Imagine that former Vice President Dick Cheney was set to be honored next month at a Catholic university's commencement ceremony and news came down that another person to be honored at the same ceremony with a different award declined the honor, stating that she felt it inappropriate for the university to honor a man who believes in and furthered the use of torture by condoning waterboarding of enemy combatants.
The press, it's safe to say, would have a field day. But that's not the case with the news of Mary Ann Glendon -- a pro-life Catholic and Harvard professor who is displeased with Notre Dame honoring pro-choice President Barack Obama -- declining to accept the Laetare Award from Notre Dame University.
Yesterday evening NewsBusters Editor-at-Large Brent Baker noted that only NBC's "Nightly News" touched on the story, and that only briefly. This morning, not even NBC's "Today" show mentioned the development in the ongoing commencement speech controversy. Broadcast TV competitors "Good Morning America" and CBS's "The Early Show" ignored the story as well.
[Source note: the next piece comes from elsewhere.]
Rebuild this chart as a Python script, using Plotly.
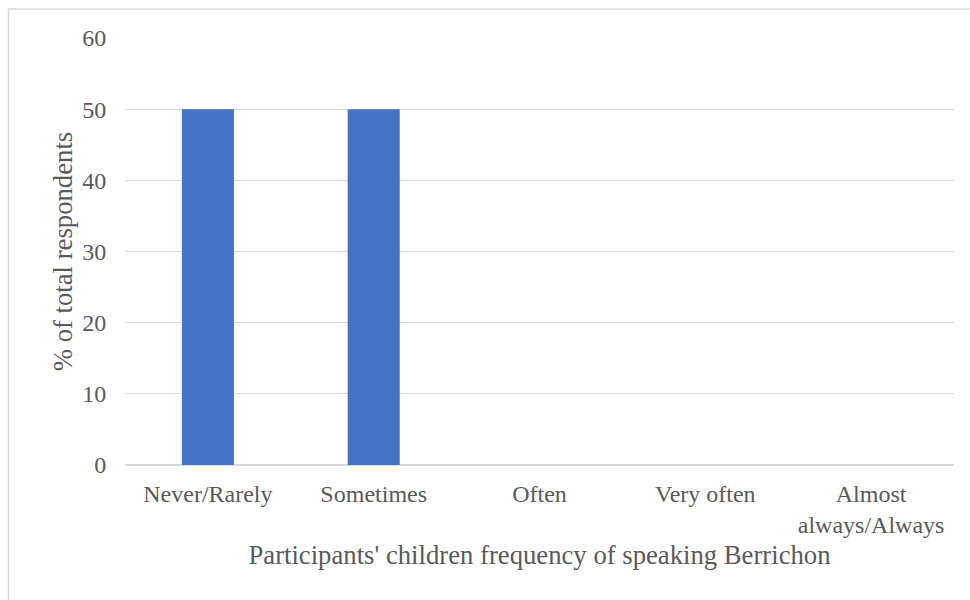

For their part, the nation's newspapers generally punted on the story. A search of major newspapers in Nexis yielded only four hits, none of which came from the New York Times or USA Today. The longest story by a newspaper staffer came from Boston Globe's Michael Paulson, clocking in at 829 words and gracing the front page of the paper's metro section.
Wire stories in the Los Angeles Times (page A12) and Washington Post (page A4) and a brief mention in Newsday's "Obama's First 100 Days" digest (page A20) made up the other three hits generated from a Nexis search of April 28 newspapers.